| RECORD LIST |
┌────────

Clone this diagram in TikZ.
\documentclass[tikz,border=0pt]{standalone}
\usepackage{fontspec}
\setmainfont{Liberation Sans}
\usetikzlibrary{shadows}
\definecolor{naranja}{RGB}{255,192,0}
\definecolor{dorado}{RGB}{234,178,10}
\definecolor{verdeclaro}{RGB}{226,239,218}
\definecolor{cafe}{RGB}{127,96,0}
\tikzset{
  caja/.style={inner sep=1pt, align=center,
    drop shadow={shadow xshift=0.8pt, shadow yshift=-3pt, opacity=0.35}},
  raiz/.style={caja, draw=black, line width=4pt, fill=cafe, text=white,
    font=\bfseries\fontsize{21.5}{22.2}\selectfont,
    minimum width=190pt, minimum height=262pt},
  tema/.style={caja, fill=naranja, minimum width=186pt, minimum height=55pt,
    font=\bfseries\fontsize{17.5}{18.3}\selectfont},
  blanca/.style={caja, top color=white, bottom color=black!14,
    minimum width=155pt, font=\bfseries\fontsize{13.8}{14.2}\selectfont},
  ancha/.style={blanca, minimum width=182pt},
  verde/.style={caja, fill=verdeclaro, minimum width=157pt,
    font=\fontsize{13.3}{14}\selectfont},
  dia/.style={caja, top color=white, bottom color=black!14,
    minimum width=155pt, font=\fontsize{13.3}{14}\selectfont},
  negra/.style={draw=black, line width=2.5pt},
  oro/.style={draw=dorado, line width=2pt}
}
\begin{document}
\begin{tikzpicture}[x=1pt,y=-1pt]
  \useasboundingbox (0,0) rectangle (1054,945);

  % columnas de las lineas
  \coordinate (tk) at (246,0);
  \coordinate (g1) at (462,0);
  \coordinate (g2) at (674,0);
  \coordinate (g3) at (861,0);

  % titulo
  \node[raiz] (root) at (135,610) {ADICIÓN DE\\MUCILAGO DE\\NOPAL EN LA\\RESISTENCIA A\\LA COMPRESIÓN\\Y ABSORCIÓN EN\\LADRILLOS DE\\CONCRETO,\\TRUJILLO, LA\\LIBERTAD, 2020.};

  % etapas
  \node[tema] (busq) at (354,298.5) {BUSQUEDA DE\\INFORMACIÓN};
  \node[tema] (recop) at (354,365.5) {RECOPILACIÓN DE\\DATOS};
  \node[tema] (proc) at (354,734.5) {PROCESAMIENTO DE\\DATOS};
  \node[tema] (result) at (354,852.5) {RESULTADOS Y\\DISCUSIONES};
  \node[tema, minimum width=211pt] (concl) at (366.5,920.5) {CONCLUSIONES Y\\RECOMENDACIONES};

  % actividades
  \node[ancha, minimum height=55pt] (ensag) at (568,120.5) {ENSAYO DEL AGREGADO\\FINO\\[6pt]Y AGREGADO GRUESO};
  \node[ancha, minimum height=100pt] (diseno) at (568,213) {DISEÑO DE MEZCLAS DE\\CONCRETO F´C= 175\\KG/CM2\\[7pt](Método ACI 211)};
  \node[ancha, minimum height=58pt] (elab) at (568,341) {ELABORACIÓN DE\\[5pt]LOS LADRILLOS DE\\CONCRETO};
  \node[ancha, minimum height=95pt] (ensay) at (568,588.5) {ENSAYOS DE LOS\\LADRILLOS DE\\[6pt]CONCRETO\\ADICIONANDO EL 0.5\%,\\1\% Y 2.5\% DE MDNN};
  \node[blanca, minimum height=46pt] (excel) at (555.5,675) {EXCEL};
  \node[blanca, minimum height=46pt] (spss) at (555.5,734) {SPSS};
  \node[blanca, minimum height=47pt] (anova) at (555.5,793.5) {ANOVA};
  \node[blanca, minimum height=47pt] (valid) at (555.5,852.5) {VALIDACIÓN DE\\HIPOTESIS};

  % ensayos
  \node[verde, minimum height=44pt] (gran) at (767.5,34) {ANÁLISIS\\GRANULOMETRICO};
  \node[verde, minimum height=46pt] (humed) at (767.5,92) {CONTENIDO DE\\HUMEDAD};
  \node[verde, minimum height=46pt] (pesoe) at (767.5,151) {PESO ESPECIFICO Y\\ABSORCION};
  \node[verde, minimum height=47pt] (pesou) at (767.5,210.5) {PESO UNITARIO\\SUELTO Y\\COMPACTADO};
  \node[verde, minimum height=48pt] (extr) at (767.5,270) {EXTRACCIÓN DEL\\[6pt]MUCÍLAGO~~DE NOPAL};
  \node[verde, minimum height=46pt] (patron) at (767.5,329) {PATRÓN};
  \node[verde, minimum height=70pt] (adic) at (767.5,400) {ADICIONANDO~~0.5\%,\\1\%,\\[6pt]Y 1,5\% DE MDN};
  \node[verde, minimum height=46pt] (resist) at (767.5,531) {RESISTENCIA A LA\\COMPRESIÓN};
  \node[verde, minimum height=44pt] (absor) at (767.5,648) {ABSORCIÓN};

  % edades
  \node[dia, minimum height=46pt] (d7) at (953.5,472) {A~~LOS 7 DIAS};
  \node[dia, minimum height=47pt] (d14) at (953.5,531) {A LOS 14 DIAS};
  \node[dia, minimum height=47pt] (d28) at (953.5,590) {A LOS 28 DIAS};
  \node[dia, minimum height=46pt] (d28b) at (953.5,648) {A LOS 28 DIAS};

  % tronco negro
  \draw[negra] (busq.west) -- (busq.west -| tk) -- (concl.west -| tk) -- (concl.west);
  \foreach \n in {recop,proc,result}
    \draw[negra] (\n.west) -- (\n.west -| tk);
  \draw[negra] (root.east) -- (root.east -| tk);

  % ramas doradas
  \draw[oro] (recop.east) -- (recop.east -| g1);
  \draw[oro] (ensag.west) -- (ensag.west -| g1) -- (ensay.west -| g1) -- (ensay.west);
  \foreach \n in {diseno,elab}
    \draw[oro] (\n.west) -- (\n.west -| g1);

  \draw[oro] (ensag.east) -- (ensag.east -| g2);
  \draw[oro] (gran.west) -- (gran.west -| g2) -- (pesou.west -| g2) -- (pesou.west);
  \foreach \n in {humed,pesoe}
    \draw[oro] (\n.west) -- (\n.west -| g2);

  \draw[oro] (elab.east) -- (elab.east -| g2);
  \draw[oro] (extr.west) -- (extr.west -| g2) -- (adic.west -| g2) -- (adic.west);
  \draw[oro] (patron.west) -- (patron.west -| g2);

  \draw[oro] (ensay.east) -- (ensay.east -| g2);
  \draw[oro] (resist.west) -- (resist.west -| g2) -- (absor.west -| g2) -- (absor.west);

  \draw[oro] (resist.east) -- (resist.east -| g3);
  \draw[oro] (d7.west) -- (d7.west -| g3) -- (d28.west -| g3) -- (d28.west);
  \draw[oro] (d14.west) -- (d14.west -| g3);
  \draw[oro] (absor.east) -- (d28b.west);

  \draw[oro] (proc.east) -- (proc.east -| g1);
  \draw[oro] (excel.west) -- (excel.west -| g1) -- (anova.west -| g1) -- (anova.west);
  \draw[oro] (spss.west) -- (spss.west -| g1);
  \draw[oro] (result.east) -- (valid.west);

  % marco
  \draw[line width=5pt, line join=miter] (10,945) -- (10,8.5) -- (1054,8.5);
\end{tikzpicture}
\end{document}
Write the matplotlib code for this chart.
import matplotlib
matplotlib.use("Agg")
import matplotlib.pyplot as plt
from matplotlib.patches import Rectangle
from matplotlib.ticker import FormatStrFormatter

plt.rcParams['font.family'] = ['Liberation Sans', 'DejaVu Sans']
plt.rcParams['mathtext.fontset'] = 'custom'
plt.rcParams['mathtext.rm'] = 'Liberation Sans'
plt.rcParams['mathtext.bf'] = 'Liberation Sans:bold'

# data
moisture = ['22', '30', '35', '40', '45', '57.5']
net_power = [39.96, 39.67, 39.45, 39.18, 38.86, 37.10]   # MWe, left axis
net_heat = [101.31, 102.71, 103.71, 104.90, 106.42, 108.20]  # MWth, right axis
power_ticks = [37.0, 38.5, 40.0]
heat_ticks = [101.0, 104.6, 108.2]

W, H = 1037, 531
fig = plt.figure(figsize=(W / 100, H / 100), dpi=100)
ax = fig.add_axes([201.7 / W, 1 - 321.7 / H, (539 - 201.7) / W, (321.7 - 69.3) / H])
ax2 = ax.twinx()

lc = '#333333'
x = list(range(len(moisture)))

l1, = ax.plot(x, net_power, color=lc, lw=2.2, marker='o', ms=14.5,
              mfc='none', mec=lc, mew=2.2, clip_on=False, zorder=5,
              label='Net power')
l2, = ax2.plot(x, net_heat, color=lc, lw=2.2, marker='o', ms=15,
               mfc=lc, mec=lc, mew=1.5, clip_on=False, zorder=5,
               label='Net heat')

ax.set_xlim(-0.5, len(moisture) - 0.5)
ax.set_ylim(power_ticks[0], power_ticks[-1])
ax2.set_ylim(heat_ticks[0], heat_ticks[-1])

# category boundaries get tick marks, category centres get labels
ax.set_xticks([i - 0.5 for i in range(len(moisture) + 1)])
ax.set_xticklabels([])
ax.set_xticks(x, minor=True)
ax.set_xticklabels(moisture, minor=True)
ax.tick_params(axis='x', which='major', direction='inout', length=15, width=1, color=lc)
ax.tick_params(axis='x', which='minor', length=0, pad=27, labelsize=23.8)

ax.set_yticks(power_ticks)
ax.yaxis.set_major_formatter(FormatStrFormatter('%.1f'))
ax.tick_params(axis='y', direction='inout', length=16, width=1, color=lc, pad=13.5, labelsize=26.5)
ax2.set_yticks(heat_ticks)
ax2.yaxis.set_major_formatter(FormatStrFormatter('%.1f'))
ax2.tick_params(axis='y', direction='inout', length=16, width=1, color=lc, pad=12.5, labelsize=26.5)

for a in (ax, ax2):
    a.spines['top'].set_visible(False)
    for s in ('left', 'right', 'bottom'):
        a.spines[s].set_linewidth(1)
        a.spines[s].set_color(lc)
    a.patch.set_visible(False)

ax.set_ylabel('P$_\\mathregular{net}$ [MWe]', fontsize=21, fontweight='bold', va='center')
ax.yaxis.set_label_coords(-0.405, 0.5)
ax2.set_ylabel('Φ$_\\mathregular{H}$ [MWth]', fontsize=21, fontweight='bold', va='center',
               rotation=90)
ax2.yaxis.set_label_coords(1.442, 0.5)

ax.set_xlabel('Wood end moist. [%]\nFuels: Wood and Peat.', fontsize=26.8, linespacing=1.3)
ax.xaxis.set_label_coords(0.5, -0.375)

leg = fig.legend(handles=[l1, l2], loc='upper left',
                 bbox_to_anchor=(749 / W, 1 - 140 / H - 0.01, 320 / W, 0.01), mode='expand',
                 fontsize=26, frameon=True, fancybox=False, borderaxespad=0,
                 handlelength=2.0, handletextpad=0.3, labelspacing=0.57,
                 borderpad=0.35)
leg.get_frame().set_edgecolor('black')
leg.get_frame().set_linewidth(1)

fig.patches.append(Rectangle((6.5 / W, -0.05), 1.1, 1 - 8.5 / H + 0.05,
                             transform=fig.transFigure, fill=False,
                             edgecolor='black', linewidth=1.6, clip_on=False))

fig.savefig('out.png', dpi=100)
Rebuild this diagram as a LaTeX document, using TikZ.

└────────

In the listing above, please print only the lines from the first one to the line where "(root) at (135,610)" appears, exactly as written, both of those lines included.

Clone this diagram in TikZ.
\documentclass[tikz,border=0pt]{standalone}
\usepackage{fontspec}
\setmainfont{Liberation Sans}
\usetikzlibrary{shadows}
\definecolor{naranja}{RGB}{255,192,0}
\definecolor{dorado}{RGB}{234,178,10}
\definecolor{verdeclaro}{RGB}{226,239,218}
\definecolor{cafe}{RGB}{127,96,0}
\tikzset{
  caja/.style={inner sep=1pt, align=center,
    drop shadow={shadow xshift=0.8pt, shadow yshift=-3pt, opacity=0.35}},
  raiz/.style={caja, draw=black, line width=4pt, fill=cafe, text=white,
    font=\bfseries\fontsize{21.5}{22.2}\selectfont,
    minimum width=190pt, minimum height=262pt},
  tema/.style={caja, fill=naranja, minimum width=186pt, minimum height=55pt,
    font=\bfseries\fontsize{17.5}{18.3}\selectfont},
  blanca/.style={caja, top color=white, bottom color=black!14,
    minimum width=155pt, font=\bfseries\fontsize{13.8}{14.2}\selectfont},
  ancha/.style={blanca, minimum width=182pt},
  verde/.style={caja, fill=verdeclaro, minimum width=157pt,
    font=\fontsize{13.3}{14}\selectfont},
  dia/.style={caja, top color=white, bottom color=black!14,
    minimum width=155pt, font=\fontsize{13.3}{14}\selectfont},
  negra/.style={draw=black, line width=2.5pt},
  oro/.style={draw=dorado, line width=2pt}
}
\begin{document}
\begin{tikzpicture}[x=1pt,y=-1pt]
  \useasboundingbox (0,0) rectangle (1054,945);

  % columnas de las lineas
  \coordinate (tk) at (246,0);
  \coordinate (g1) at (462,0);
  \coordinate (g2) at (674,0);
  \coordinate (g3) at (861,0);

  % titulo
  \node[raiz] (root) at (135,610) {ADICIÓN DE\\MUCILAGO DE\\NOPAL EN LA\\RESISTENCIA A\\LA COMPRESIÓN\\Y ABSORCIÓN EN\\LADRILLOS DE\\CONCRETO,\\TRUJILLO, LA\\LIBERTAD, 2020.};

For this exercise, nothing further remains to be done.